The suit claims that a sizable chunk of Choo stock somehow ended up in the Yeardye trust. The stock was later sold and the disputed $8 million in proceeds now reside in a frozen bank account.
“It’s our position that, very clearly, she [Yeardye] was not entitled to the stock,” said Bert Fields, Mellon’s attorney. “And whether it was a mistake or a deliberate act, it should be returned.”
Mellon is seeking at least $10 million in actual damages and unspecified punitive damages from her mother.
For Jimmy Choo aficionados, the legal battle doesn’t mean much. “The majority of the women who buy those shoes,” Portnoy said, “don’t even know who she [Mellon] is.”
That’s not the case with celebrity-watchers in England. Before embarking on her business career, she was a fixture of London’s celebrity party circuit, developing a cocaine and alcohol habit that eventually landed her in rehab.
Clean and sober and running a successful business, she was back in the spotlight with her 2000 marriage to Matthew Mellon II, a scion of the American oil and banking empire. By some accounts, the marriage was a disaster, with Matthew Mellon pursuing a lifestyle of drugs and parties while his wife tried to focus on running her rapidly growing shoe business. (It didn’t help that Tamara’s affair with a younger man was outed when her paramour published a thinly disguised -- too thinly, it turned out -- account in a London newspaper.)

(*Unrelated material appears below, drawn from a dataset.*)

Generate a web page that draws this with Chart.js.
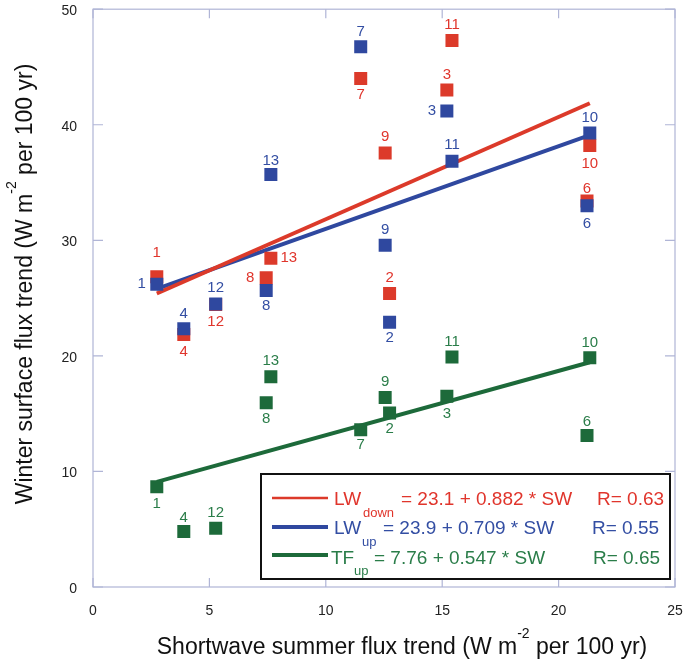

Divorced in 2005, Mellon’s personal life has continued to attract media attention, including reports, which she has denied, of romantic involvements with George Clooney and Kid Rock, among others. Friends have said she is happy in her current relationship with Slater.
Matthew Mellon, meanwhile, is standing behind his daughter and ex-wife in their legal fight, making an attempt last year to mediate a settlement.
Joshua Schulman, named chief executive of Jimmy Choo in June, declined to comment on the suit but said that Mellon was closely involved in the day-to-day operations of the company, which notched sales of about $171 million last year.
Said Crowe, the London-based writer: “Those that know of Tamara have stood behind her through numerous tabloid scandals far worse than this.”